Em setembro de 2022, o Norges Bank lançou o código-fonte aberto para a sandbox de moeda digital apoiada pela Ethereum. Disponível no GitHub, o sandbox foi projetado para oferecer uma interface para interação com a rede de teste, permitindo funções como cunhagem, gravação e transferência de tokens ERC-20.

No entanto, a segunda parte do código-fonte, anunciada para ir a público em meados de setembro, ainda não foi revelada. Conforme especificado em uma postagem no blog , o uso inicial de código-fonte aberto não foi um “sinal de que a tecnologia será baseada em código-fonte aberto”, mas um “bom ponto de partida para aprender o máximo possível em colaboração com desenvolvedores e parceiros de aliança”.

Anteriormente, o banco revelou seu principal parceiro na construção da infraestrutura para o projeto - Nahmii, um desenvolvedor norueguês de uma solução de escalonamento de camada 2 para Ethereum de mesmo nome. A empresa trabalha nessa tecnologia de dimensionamento para Ethereum há vários anos e possui sua própria rede e tokens. Neste ponto, a rede de teste para o CBDC norueguês não usa o ecossistema Ethereum público, mas uma versão privada do blockchain empresarial Hyperledger Besu.

No final de 2022, a Noruega tornou -se parte do Projeto Icebreaker , uma exploração conjunta com os bancos centrais de Israel, Noruega e Suécia sobre como os CBDCs podem ser usados ​​para pagamentos internacionais. Dentro de sua estrutura, os três bancos centrais conectarão seus sistemas CBDC domésticos de prova de conceito. O relatório final do projeto está previsto para o primeiro trimestre de 2023.

Especificidades locais, problemas universais

Em termos de esperanças e medos, o que define o projeto CBDC norueguês, entre outros, é o contexto regulatório nacional. Como seus vizinhos geográficos, a Noruega é conhecida por sua abordagem cautelosa ao mercado de ativos digitais, com altos impostos e a escala relativamente pequena de seu ecossistema criptográfico doméstico – um estudo recente do EU Blockchain Observatory estimou seu financiamento total de capital em modestos US$ 26,9 milhões .

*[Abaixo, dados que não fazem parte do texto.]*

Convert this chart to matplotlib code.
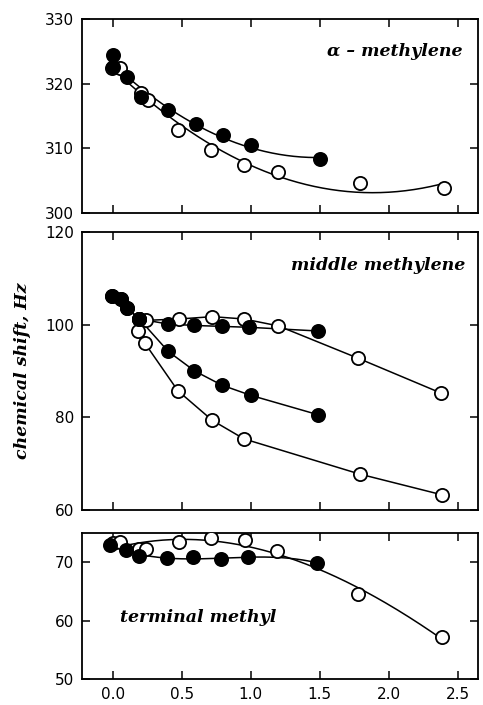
import matplotlib.pyplot as plt
import numpy as np

# alpha-methylene (top panel)
top_fill_x = [0.0, 0.0, 0.1, 0.2, 0.4, 0.6, 0.8, 1.0, 1.5]
top_fill_y = [324.4, 322.6, 321.1, 318.0, 315.9, 313.8, 312.0, 310.5, 308.3]
top_open_x = [-0.01, 0.05, 0.2, 0.25, 0.47, 0.71, 0.95, 1.2, 1.79, 2.4]
top_open_y = [322.4, 322.4, 318.6, 317.5, 312.8, 309.7, 307.4, 306.3, 304.6, 303.8]

# middle methylene (middle panel), four series joined by straight lines
mid_fill_a_x = [-0.01, 0.06, 0.1, 0.19, 0.4, 0.59, 0.79, 0.99, 1.49]
mid_fill_a_y = [106.2, 105.6, 103.6, 101.2, 100.1, 99.8, 99.6, 99.4, 98.6]
mid_fill_b_x = [-0.01, 0.06, 0.1, 0.19, 0.4, 0.59, 0.79, 1.0, 1.49]
mid_fill_b_y = [106.2, 105.6, 103.6, 101.2, 94.2, 90.0, 86.9, 84.7, 80.5]
mid_open_c_x = [0.19, 0.24, 0.48, 0.72, 0.95, 1.2, 1.78, 2.38]
mid_open_c_y = [101.2, 100.9, 101.2, 101.7, 101.2, 99.7, 92.7, 85.2]
mid_open_d_x = [0.19, 0.18, 0.23, 0.47, 0.72, 0.95, 1.79, 2.39]
mid_open_d_y = [101.2, 98.5, 96.0, 85.7, 79.3, 75.3, 67.7, 63.2]

# terminal methyl (bottom panel)
bot_fill_x = [-0.02, 0.09, 0.19, 0.39, 0.58, 0.78, 0.98, 1.48]
bot_fill_y = [72.9, 72.0, 71.1, 70.7, 70.8, 70.6, 70.8, 69.9]
bot_open_x = [0.0, 0.05, 0.19, 0.24, 0.48, 0.71, 0.96, 1.19, 1.78, 2.39]
bot_open_y = [73.2, 73.4, 72.3, 72.2, 73.4, 74.1, 73.8, 71.9, 64.5, 57.1]

xticks = [0.0, 0.5, 1.0, 1.5, 2.0, 2.5]

fig = plt.figure(figsize=(4.83, 7.05), dpi=100)
ax1 = fig.add_axes([0.170, 0.698, 0.820, 0.275])
ax2 = fig.add_axes([0.170, 0.277, 0.820, 0.394])
ax3 = fig.add_axes([0.170, 0.037, 0.820, 0.207])

lab_font = dict(family='DejaVu Serif', style='italic', weight='bold', size=12.5)
ms = 9.5


def style(ax, ylim, yticks):
    ax.set_xlim(-0.225, 2.65)
    ax.set_ylim(*ylim)
    ax.set_xticks(xticks)
    ax.set_yticks(yticks)
    ax.tick_params(direction='in', length=6, width=1.1, top=True, right=True,
                   labelright=False, labelsize=11, pad=6)
    for s in ax.spines.values():
        s.set_linewidth(1.3)


def pts(ax, x, y, filled):
    ax.plot(x, y, 'o', ms=ms, mfc='black' if filled else 'white', mec='black',
            mew=1.3, ls='none', zorder=4 if filled else 3)


def fit(ax, x, y, deg, x0, x1):
    c = np.polyfit(x, y, deg)
    xx = np.linspace(x0, x1, 200)
    ax.plot(xx, np.polyval(c, xx), color='black', lw=1.1, zorder=2)


# top panel
fit(ax1, top_fill_x, top_fill_y, 2, 0.0, 1.5)
fit(ax1, top_open_x, top_open_y, 2, 0.0, 2.4)
pts(ax1, top_open_x, top_open_y, False)
pts(ax1, top_fill_x, top_fill_y, True)
style(ax1, (300, 330), [300, 310, 320, 330])
ax1.tick_params(labelbottom=False)
ax1.text(0.96, 0.83, 'α – methylene', transform=ax1.transAxes, ha='right', va='center', **lab_font)

# middle panel
for x, y, filled in [(mid_open_c_x, mid_open_c_y, False), (mid_open_d_x, mid_open_d_y, False),
                     (mid_fill_a_x, mid_fill_a_y, True), (mid_fill_b_x, mid_fill_b_y, True)]:
    ax2.plot(x, y, color='black', lw=1.1, zorder=2)
    pts(ax2, x, y, filled)
style(ax2, (60, 120), [60, 80, 100, 120])
ax2.tick_params(labelbottom=False)
ax2.text(0.967, 0.88, 'middle methylene', transform=ax2.transAxes, ha='right', va='center', **lab_font)
ax2.set_ylabel('chemical shift, Hz', labelpad=10, **lab_font)

# bottom panel
fit(ax3, bot_open_x, bot_open_y, 3, 0.0, 2.4)
fit(ax3, bot_fill_x, bot_fill_y, 3, 0.05, 1.5)
pts(ax3, bot_open_x, bot_open_y, False)
pts(ax3, bot_fill_x, bot_fill_y, True)
style(ax3, (50, 75), [50, 60, 70])
ax3.set_xticklabels(['0.0', '0.5', '1.0', '1.5', '2.0', '2.5'])
ax3.text(0.096, 0.42, 'terminal methyl', transform=ax3.transAxes, ha='left', va='center', **lab_font)

fig.savefig('out.png', dpi=100)
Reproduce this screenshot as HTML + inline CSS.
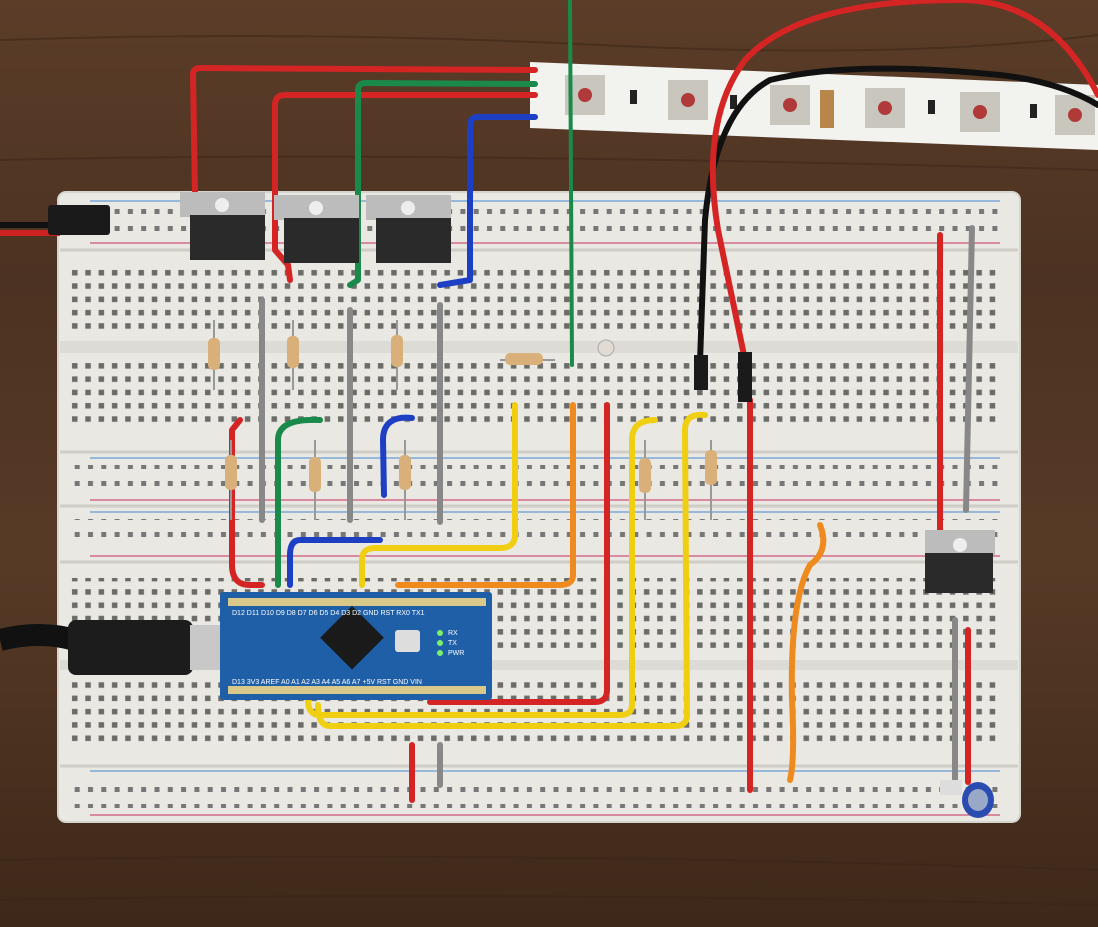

O empresário serial norueguês Sander Andersen, que recentemente mudou sua fintech para a Suíça, duvida que o próximo projeto coexista pacificamente com a indústria cripto. Já existem problemas mais do que suficientes para os empreendedores de tecnologia no país, disse ele em um bate-papo com o Cointelegraph:

“Apesar da forte infraestrutura do país para empreendedores de outros setores, como baixo custo de energia e educação gratuita, esses benefícios não se estendem ao mundo digital. A carga tributária enfrentada pelas empresas digitais torna quase impossível competir com empresas baseadas em jurisdições mais favoráveis ​​aos negócios”.

Como as moedas digitais do banco central têm o potencial de competir com as criptomoedas privadas, e o objetivo de qualquer governo é controlar as transações financeiras o mais rigidamente possível, Andersen não vê a Noruega entre as exceções:

“O projeto CBDC do banco central norueguês também pode representar uma ameaça ao status legal das stablecoins privadas no país. A introdução de um CBDC pode levar a uma maior regulamentação e supervisão de stablecoins privadas, dificultando a operação dessas empresas.”

Falando ao Cointelegraph, Michael Lewellen, chefe de arquitetura de soluções da OpenZeppelin, uma empresa que contribui com sua biblioteca de contratos para o projeto Norges Bank, não parece tão pessimista. Do ponto de vista técnico, ele enfatizou, não há nada que impeça as stablecoins privadas de negociar e operar ao lado de CBDCs nas redes Ethereum públicas e privadas, especialmente se usarem padrões de token comuns e compatíveis, como ERC-20.

No entanto, do ponto de vista das políticas, não há nada que possa impedir os bancos centrais de realizar o controle financeiro e aplicar os padrões Conheça seu cliente (KYC), e é aqui que o CBDC parece um desenvolvimento natural. Os bancos não ficarão de braços cruzados enquanto o ecossistema blockchain cresce, pois há muita atividade de banco paralelo acontecendo na cadeia, especificou Lewellen, acrescentando:

“Os CBDCs oferecem aos bancos centrais a capacidade de executar melhor o controle e aplicar as regras KYC aos detentores de CBDC, enquanto aplicar os mesmos padrões contra entidades que usam stablecoins não governamentais é muito mais desafiador.”

O CBDC da Noruega poderia oferecer algo reconfortante em termos de privacidade dos usuários? Dificilmente é possível do ponto de vista tecnológico e estratégico, disse Lewellen. Hoje, não existe uma solução madura que permita privacidade de maneira compatível com o uso de CBDCs.

Qualquer moeda digital nacional quase certamente exigiria que todos os endereços fossem vinculados a uma identidade, usando KYC e outros meios que vemos nos bancos hoje. De fato, se feito no livro razão privado, como o que o Norges Bank está testando agora, o CBDC oferecerá não apenas menos privacidade para um único cliente, mas ao mesmo tempo menos transparência pública em relação aos blockchains.